Effect on developmental toxicity: via oral route
Endpoint conclusion:
adverse effect observed
Dose descriptor:
NOAEL
100 mg/kg bw/day
Study duration:
subacute
Species:
rat
Quality of whole database:
Guideline, GLP study available in rats.
Additional information

The developmental toxicity of OXEMA was assessed in Crl:CD®BR rats. OXEMA was suspended in corn oil and administered orally by gavage on days 6-19 of gestation at doses of 0, 25, 100 and 300 mg of a.i./kg/day. Clinical signs were recorded once daily. Body and feed weights were recorded on G3, 6, 9, 12, 15, 18, and 20. On G20, the dams were euthanized, and the thoracic and abdominal cavities were examined for gross changes. Each intact gravid and non-gravid uterus was weighed, and corpora lutea, implantation sites and early and late resorptions were counted. The number of fetuses per litter was counted and their locations within the uterus recorded. All live fetuses were sexed and weighed individually and examined for external alterations. Alternating live fetuses from each litter were examined for soft tissue alterations using the Staples' Technique. The heads from fetuses receiving soft tissue exam were fixed in Bouin's fixative and examined using the technique of Barrows and Taylor. Fetuses receiving soft tissue exams were discarded after evaluation. Skeletal staining (i.e., using alizarin red S) was performed on all remaining fetuses. The stained fetuses were examined for skeletal alterations.

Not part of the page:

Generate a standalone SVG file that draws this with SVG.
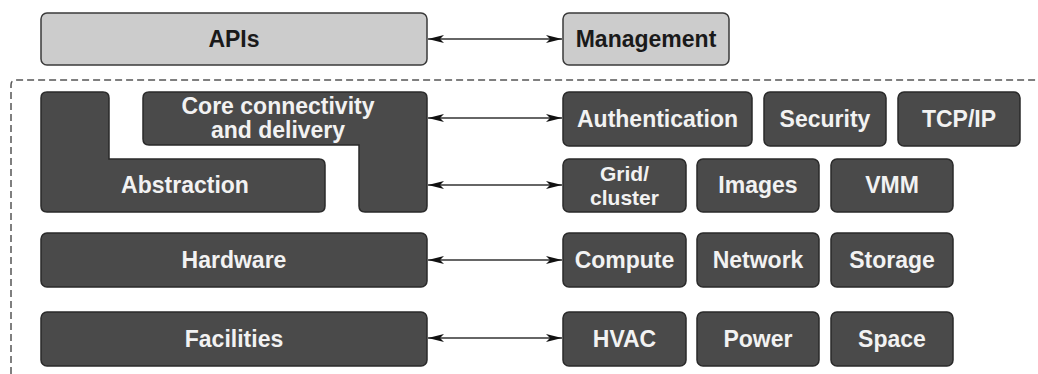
<svg xmlns="http://www.w3.org/2000/svg" width="1038" height="374" viewBox="0 0 1038 374">
<style>
.light{fill:#cccccc;stroke:#3a3a3a;stroke-width:1.5}
.dark{fill:#4a4a4a;stroke:#2a2a2a;stroke-width:1.5}
.tl{font-family:"Liberation Sans",Arial,sans-serif;font-weight:bold;font-size:23px;fill:#1a1a1a;text-anchor:middle}
.td{font-family:"Liberation Sans",Arial,sans-serif;font-weight:bold;font-size:23px;fill:#f2f2f2;text-anchor:middle}
.sm{font-size:21px}
.conn{stroke:#333;stroke-width:1.5;fill:none;marker-start:url(#ah);marker-end:url(#ah)}
</style>
<defs>
<marker id="ah" viewBox="0 0 16 8" refX="16" refY="4" markerWidth="16" markerHeight="8" markerUnits="userSpaceOnUse" orient="auto-start-reverse">
<path d="M0,0 L16,4 L0,8 L4,4 Z" fill="#111"/>
</marker>
</defs>
<path d="M11,374 L11,85 Q11,80 16,80 L1038,80" fill="none" stroke="#555" stroke-width="1.5" stroke-dasharray="7,4"/>
<g id="apis"><rect class="light" x="41" y="13" width="386" height="52" rx="6"/><text class="tl" x="234" y="47">APIs</text></g>
<g id="management"><rect class="light" x="563" y="13" width="166" height="52" rx="6"/><text class="tl" x="646" y="47">Management</text></g>
<g id="abstraction"><path class="dark" d="M47,92 L103,92 Q109,92 109,98 L109,159 L319,159 Q325,159 325,165 L325,206 Q325,212 319,212 L47,212 Q41,212 41,206 L41,98 Q41,92 47,92 Z"/><text class="td" x="185" y="193">Abstraction</text></g>
<g id="core"><path class="dark" d="M149,92 L421,92 Q427,92 427,98 L427,206 Q427,212 421,212 L365,212 Q359,212 359,206 L359,145 L149,145 Q143,145 143,139 L143,98 Q143,92 149,92 Z"/><text class="td" x="278" y="114">Core connectivity</text><text class="td" x="278" y="138">and delivery</text></g>
<g id="hardware"><rect class="dark" x="41" y="233" width="386" height="54" rx="6"/><text class="td" x="234" y="268">Hardware</text></g>
<g id="facilities"><rect class="dark" x="41" y="312" width="386" height="54" rx="6"/><text class="td" x="234" y="347">Facilities</text></g>
<g id="authentication"><rect class="dark" x="563" y="92" width="189" height="54" rx="6"/><text class="td" x="657.5" y="127">Authentication</text></g>
<g id="security"><rect class="dark" x="764" y="92" width="122" height="54" rx="6"/><text class="td" x="825" y="127">Security</text></g>
<g id="tcpip"><rect class="dark" x="898" y="92" width="122" height="54" rx="6"/><text class="td" x="959" y="127">TCP/IP</text></g>
<g id="grid"><rect class="dark" x="563" y="159" width="123" height="53" rx="6"/><text class="td sm" x="624.5" y="181">Grid/</text><text class="td sm" x="624.5" y="204.5">cluster</text></g>
<g id="images"><rect class="dark" x="697" y="159" width="122" height="53" rx="6"/><text class="td" x="758" y="193">Images</text></g>
<g id="vmm"><rect class="dark" x="831" y="159" width="122" height="53" rx="6"/><text class="td" x="892" y="193">VMM</text></g>
<g id="compute"><rect class="dark" x="563" y="233" width="123" height="54" rx="6"/><text class="td" x="624.5" y="268">Compute</text></g>
<g id="network"><rect class="dark" x="697" y="233" width="122" height="54" rx="6"/><text class="td" x="758" y="268">Network</text></g>
<g id="storage"><rect class="dark" x="831" y="233" width="122" height="54" rx="6"/><text class="td" x="892" y="268">Storage</text></g>
<g id="hvac"><rect class="dark" x="563" y="312" width="123" height="54" rx="6"/><text class="td" x="624.5" y="347">HVAC</text></g>
<g id="power"><rect class="dark" x="697" y="312" width="122" height="54" rx="6"/><text class="td" x="758" y="347">Power</text></g>
<g id="space"><rect class="dark" x="831" y="312" width="122" height="54" rx="6"/><text class="td" x="892" y="347">Space</text></g>
<g id="connectors">
<line class="conn" x1="428" y1="39" x2="562" y2="39"/>
<line class="conn" x1="428" y1="118" x2="562" y2="118"/>
<line class="conn" x1="428" y1="185" x2="562" y2="185"/>
<line class="conn" x1="428" y1="260" x2="562" y2="260"/>
<line class="conn" x1="428" y1="338" x2="562" y2="338"/>
</g>
</svg>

Two dams were found dead at 300 mg a.i/kg during the study. These deaths were considered treatment-related. No other mortalities occurred. No clinical signs of toxicity were observed in dams at any dose level. There was no effect on gestation body weight or feed consumption at dose levels up to and including 100 mg/kg. Mean gestation body weight at 300 mg/kg was decreased (5-10%) beginning on G9 through G20. Dams at 300 mg/kg lost weight initially (G6-9) and body weight gain during gestation remained depressed (30%) in females at 300 mg/kg throughout the dosing period (G6-20). A corresponding decrease (76%) in net weight change (i.e., net body weight change – uterine weight) was also noted at this level. There was no effect on gravid uterine weight noted at any dose level. Daily feed consumption was decreased (10-43%) throughout the dosing period (G6-20) in dams at 300 mg/kg. There were no treatment-related necropsy findings in dams at dose levels up to and including 100 mg/kg. Reddened and thickened stomachs were noted in dams at 300 mg/kg.

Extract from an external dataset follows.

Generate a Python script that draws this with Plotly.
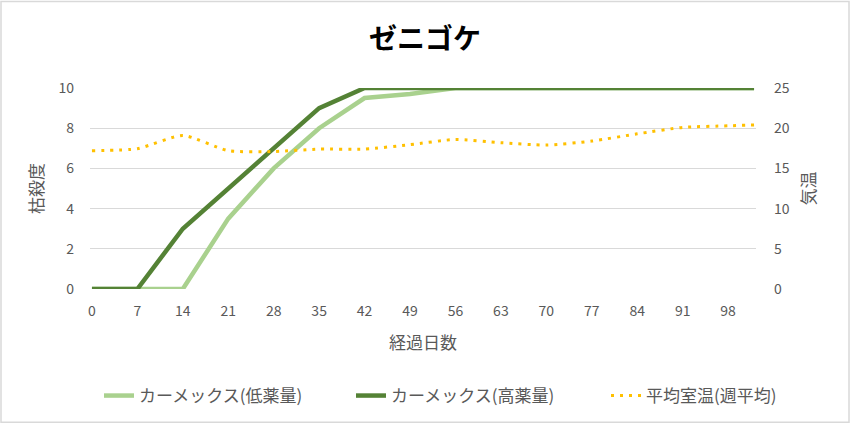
import plotly.graph_objects as go

days = [0, 7, 14, 21, 28, 35, 42, 49, 56, 63, 70, 77, 84, 91, 98, 102]
low_dose = [0, 0, 0, 3.5, 6, 8, 9.5, 9.7, 10, 10, 10, 10, 10, 10, 10, 10]
high_dose = [0, 0, 3, 5, 7, 9, 10, 10, 10, 10, 10, 10, 10, 10, 10, 10]
temp = [17.2, 17.45, 19.1, 17.2, 17.1, 17.4, 17.4, 17.95, 18.6, 18.2, 17.9, 18.4, 19.3, 20.1, 20.3, 20.4]
x_ticks = list(range(0, 99, 7))

FONT = "Noto Sans CJK JP, Noto Sans, sans-serif"
GREY = "#595959"
L, R, T, B = 90, 94, 88, 135
PW, PH = 850 - L - R, 425 - T - B

fig = go.Figure()
fig.add_trace(go.Scatter(x=days, y=low_dose, name="カーメックス(低薬量)", mode="lines",
                         line=dict(color="#A9D18E", width=4.5), legend="legend", showlegend=True))
fig.add_trace(go.Scatter(x=days, y=high_dose, name="カーメックス(高薬量)", mode="lines",
                         line=dict(color="#548235", width=4.5), legend="legend2", showlegend=True))
fig.add_trace(go.Scatter(x=days, y=temp, name="平均室温(週平均)", mode="lines", yaxis="y2",
                         line=dict(color="#FFC000", width=3, dash="3px,6px", shape="spline", smoothing=0.6),
                         legend="legend3", showlegend=True))

ly = -((396 - (T + PH)) / PH)

def leg(px):
    return dict(orientation="h", x=(px - L) / PW, xanchor="left", y=ly, yanchor="middle",
                font=dict(size=17, color=GREY), bgcolor="rgba(0,0,0,0)")

fig.update_layout(
    width=850, height=425,
    margin=dict(l=L, r=R, t=T, b=B),
    paper_bgcolor="white", plot_bgcolor="white",
    showlegend=True,
    font=dict(family=FONT, size=14, color=GREY),
    title=dict(text="<b>ゼニゴケ</b>", x=0.5, xanchor="center", y=1 - 39/425, yanchor="middle",
               font=dict(family=FONT, size=28, color="black")),
    xaxis=dict(range=[-0.3, 102.3], tickvals=x_ticks, showgrid=False, zeroline=False,
               showline=False, ticks="", tickfont=dict(size=14, color=GREY), ticklabelstandoff=12,
               title=dict(text="経過日数", font=dict(size=17, color=GREY), standoff=18)),
    yaxis=dict(range=[0, 10], dtick=2, showgrid=True, gridcolor="#D9D9D9", gridwidth=1,
               zeroline=False, showline=False, ticks="", ticklabelstandoff=15,
               tickfont=dict(size=14, color=GREY),
               title=dict(text="枯殺度", font=dict(size=17, color=GREY), standoff=10)),
    yaxis2=dict(range=[0, 25], dtick=5, overlaying="y", side="right", showgrid=False,
                zeroline=False, showline=False, ticks="", ticklabelstandoff=17,
                tickfont=dict(size=14, color=GREY),
                title=dict(text="気温", font=dict(size=17, color=GREY), standoff=14)),
    legend=leg(99),
    legend2=leg(351),
    legend3=leg(606),
    shapes=[dict(type="rect", xref="paper", yref="paper",
                 x0=-(L - 1) / PW, x1=1 + (R - 1) / PW, y0=-(B - 1) / PH, y1=1 + (T - 1) / PH,
                 line=dict(color="#D9D9D9", width=1.5), fillcolor="rgba(0,0,0,0)")],
)

fig.write_html("out.html", config={"displayModeBar": False},
               post_script="document.body.style.margin='0';document.body.style.overflow='hidden';")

No treatment-related effects were noted in the number of viable litters, mean numbers of resorptions, live or dead fetuses, or in sex ratio per litter at any dose level. There was no effect on fetal body weight at dose levels up to and including 100 mg/kg. A statistically significant decrease (5%) in combined and male fetal body weight was noted at 300 mg/kg. No treatment-related increases were detected in the type or incidence of external, visceral or skeletal variations or malformations at dose levels up to and including 100 mg/kg. There was an increase (although not statistically significant) in skeletal variations noted in fetuses at 300 mg/kg. These included: reduced ossification of the parietals, supraoccipital and interparietal bones of the skull.

Both the reduced fetal body weight and the increased incidence of reduced ossification were onsidered to be secondary to the maternal toxicity noted at 300 mg/kg. The maternal and fetal NOEL were 100 mg a.i./kg/day.

Justification for classification or non-classification

Developmental Toxicity

Classification for developmental toxicity is not warranted as adverse effects in fetuses (5% reduction in body weight) were secondary to maternal toxicity (death of 2 dams, reduced body weight (5 -10%), reduced body weight gain (30%), decreased feed consumption (10 -43%)).